Stated task » Write out the data again exactly, skipping every picture.

Data »
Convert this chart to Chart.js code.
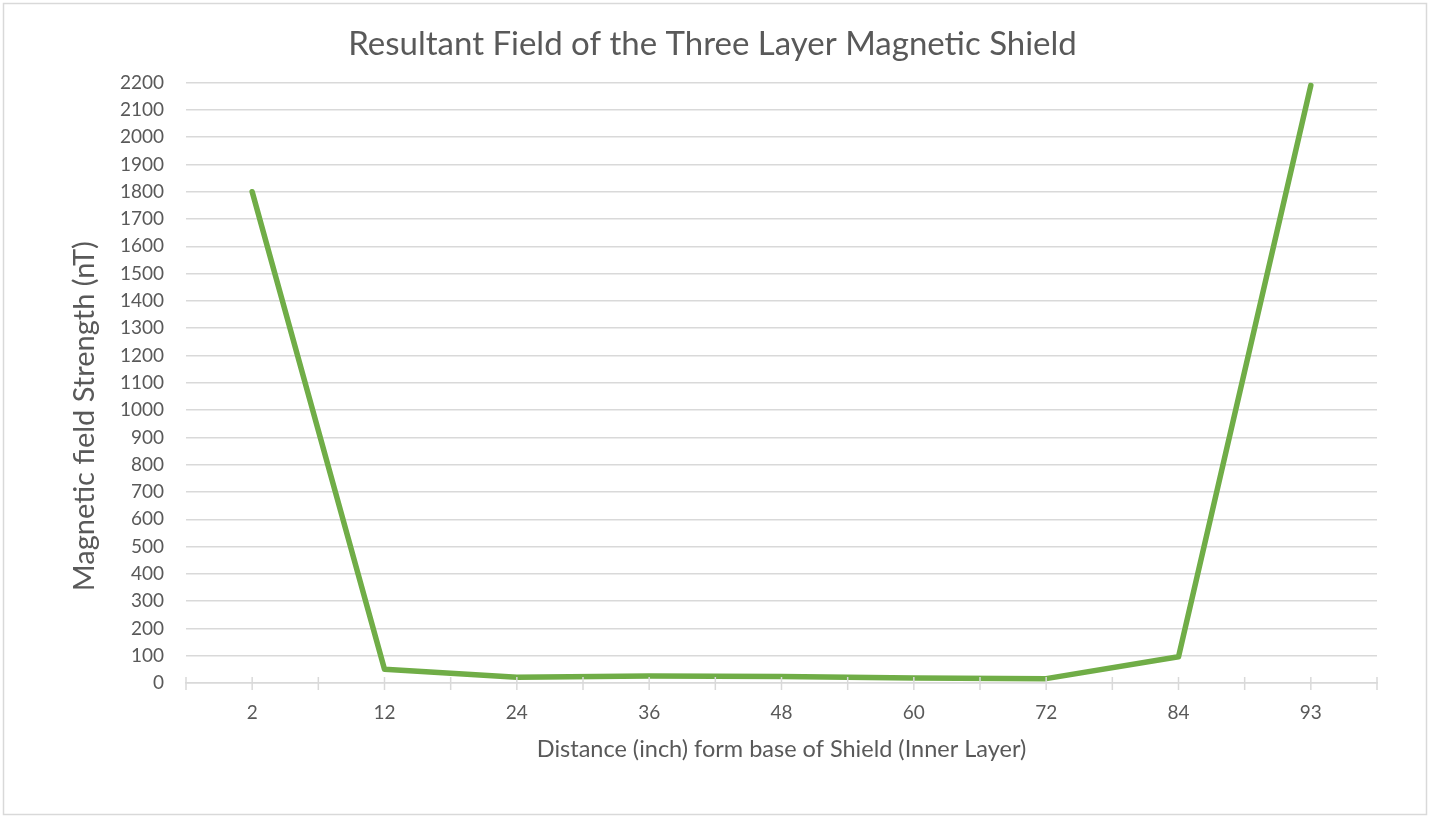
<!DOCTYPE html>
<html>
<head>
<meta charset="utf-8">
<script src="https://cdn.jsdelivr.net/npm/chart.js@4/dist/chart.umd.min.js"></script>
<style>
  html, body { margin: 0; padding: 0; background: #fff; }
  #wrap { width: 1430px; height: 819px; }
</style>
</head>
<body>
<div id="wrap"><canvas id="chart" width="1430" height="819"></canvas></div>
<script>
// distance from base of shield, inches
const distances = ['2', '12', '24', '36', '48', '60', '72', '84', '93'];
// resultant field, nT
const fieldStrength = [1800, 50, 21, 26, 24, 18, 16, 96, 2190];

const yMin = 0;
const yMax = 2200;
const yStep = 100;

const FONT = 'Lato, "Open Sans", sans-serif';
const GREY_TEXT = '#595959';
const GRID = '#d9d9d9';

// excel-ish cross tick marks on the category axis + outer chart border
const extras = {
  id: 'extras',
  afterDraw(chart) {
    const ctx = chart.ctx;
    const x = chart.scales.x;
    const y0 = chart.chartArea.bottom;
    ctx.save();
    ctx.strokeStyle = GRID;
    ctx.lineWidth = 1.5;
    const n = x.ticks.length;
    for (let i = 0; i <= n * 2; i++) {
      const px = x.getPixelForValue(i / 2 - 0.5);
      ctx.beginPath();
      ctx.moveTo(px, y0 - 6);
      ctx.lineTo(px, y0 + 7);
      ctx.stroke();
    }
    ctx.strokeRect(3.5, 3.5, chart.width - 7, chart.height - 8);
    ctx.restore();
  }
};

new Chart(document.getElementById('chart'), {
  type: 'line',
  data: {
    labels: distances,
    datasets: [{
      label: 'Resultant field',
      data: fieldStrength,
      borderColor: '#70ad47',
      borderWidth: 5.5,
      pointRadius: 0,
      tension: 0,
      borderJoinStyle: 'round',
      borderCapStyle: 'round'
    }]
  },
  plugins: [extras],
  options: {
    responsive: false,
    animation: false,
    layout: { padding: { left: 48, right: 53, top: 0, bottom: 0 } },
    plugins: {
      legend: { display: false },
      tooltip: { enabled: false },
      title: {
        display: true,
        text: 'Resultant Field of the Three Layer Magnetic Shield',
        color: GREY_TEXT,
        font: { family: FONT, size: 33, weight: 'normal' },
        padding: { top: 25, bottom: 18 }
      }
    },
    scales: {
      x: {
        offset: true,
        grid: { display: false, drawTicks: false },
        border: { display: true, color: GRID, width: 1.5 },
        ticks: { color: GREY_TEXT, font: { family: FONT, size: 19 }, padding: 18 },
        title: {
          display: true,
          text: 'Distance (inch) form base of Shield (Inner Layer)',
          color: GREY_TEXT,
          font: { family: FONT, size: 23.5 },
          padding: { top: 0, bottom: 55 }
        },
        afterFit(scale) { scale.height = 136; }
      },
      y: {
        min: yMin,
        max: yMax,
        grid: { color: GRID, lineWidth: 1.5, drawTicks: false },
        border: { display: false },
        ticks: {
          stepSize: yStep,
          color: GREY_TEXT,
          font: { family: FONT, size: 19 },
          padding: 22,
          callback: (v) => String(v)
        },
        title: {
          display: true,
          // trailing spaces nudge the rotated title down a bit, like the original
          text: 'Magnetic field Strength (nT)         ',
          color: GREY_TEXT,
          font: { family: FONT, size: 29 },
          padding: { top: 19, bottom: 0 }
        },
        afterFit(scale) { scale.width = 138; }
      }
    }
  }
});
</script>
</body>
</html>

The response »
Convert this chart to Chart.js code.
<!DOCTYPE html>
<html>
<head>
<meta charset="utf-8">
<script src="https://cdn.jsdelivr.net/npm/chart.js@4/dist/chart.umd.min.js"></script>
<style>
  html, body { margin: 0; padding: 0; background: #fff; }
  #wrap { width: 1430px; height: 819px; }
</style>
</head>
<body>
<div id="wrap"><canvas id="chart" width="1430" height="819"></canvas></div>
<script>
// distance from base of shield, inches
const distances = ['2', '12', '24', '36', '48', '60', '72', '84', '93'];
// resultant field, nT
const fieldStrength = [1800, 50, 21, 26, 24, 18, 16, 96, 2190];

const yMin = 0;
const yMax = 2200;
const yStep = 100;

const FONT = 'Lato, "Open Sans", sans-serif';
const GREY_TEXT = '#595959';
const GRID = '#d9d9d9';

// excel-ish cross tick marks on the category axis + outer chart border
const extras = {
  id: 'extras',
  afterDraw(chart) {
    const ctx = chart.ctx;
    const x = chart.scales.x;
    const y0 = chart.chartArea.bottom;
    ctx.save();
    ctx.strokeStyle = GRID;
    ctx.lineWidth = 1.5;
    const n = x.ticks.length;
    for (let i = 0; i <= n * 2; i++) {
      const px = x.getPixelForValue(i / 2 - 0.5);
      ctx.beginPath();
      ctx.moveTo(px, y0 - 6);
      ctx.lineTo(px, y0 + 7);
      ctx.stroke();
    }
    ctx.strokeRect(3.5, 3.5, chart.width - 7, chart.height - 8);
    ctx.restore();
  }
};

new Chart(document.getElementById('chart'), {
  type: 'line',
  data: {
    labels: distances,
    datasets: [{
      label: 'Resultant field',
      data: fieldStrength,
      borderColor: '#70ad47',
      borderWidth: 5.5,
      pointRadius: 0,
      tension: 0,
      borderJoinStyle: 'round',
      borderCapStyle: 'round'
    }]
  },
  plugins: [extras],
  options: {
    responsive: false,
    animation: false,
    layout: { padding: { left: 48, right: 53, top: 0, bottom: 0 } },
    plugins: {
      legend: { display: false },
      tooltip: { enabled: false },
      title: {
        display: true,
        text: 'Resultant Field of the Three Layer Magnetic Shield',
        color: GREY_TEXT,
        font: { family: FONT, size: 33, weight: 'normal' },
        padding: { top: 25, bottom: 18 }
      }
    },
    scales: {
      x: {
        offset: true,
        grid: { display: false, drawTicks: false },
        border: { display: true, color: GRID, width: 1.5 },
        ticks: { color: GREY_TEXT, font: { family: FONT, size: 19 }, padding: 18 },
        title: {
          display: true,
          text: 'Distance (inch) form base of Shield (Inner Layer)',
          color: GREY_TEXT,
          font: { family: FONT, size: 23.5 },
          padding: { top: 0, bottom: 55 }
        },
        afterFit(scale) { scale.height = 136; }
      },
      y: {
        min: yMin,
        max: yMax,
        grid: { color: GRID, lineWidth: 1.5, drawTicks: false },
        border: { display: false },
        ticks: {
          stepSize: yStep,
          color: GREY_TEXT,
          font: { family: FONT, size: 19 },
          padding: 22,
          callback: (v) => String(v)
        },
        title: {
          display: true,
          // trailing spaces nudge the rotated title down a bit, like the original
          text: 'Magnetic field Strength (nT)         ',
          color: GREY_TEXT,
          font: { family: FONT, size: 29 },
          padding: { top: 19, bottom: 0 }
        },
        afterFit(scale) { scale.width = 138; }
      }
    }
  }
});
</script>
</body>
</html>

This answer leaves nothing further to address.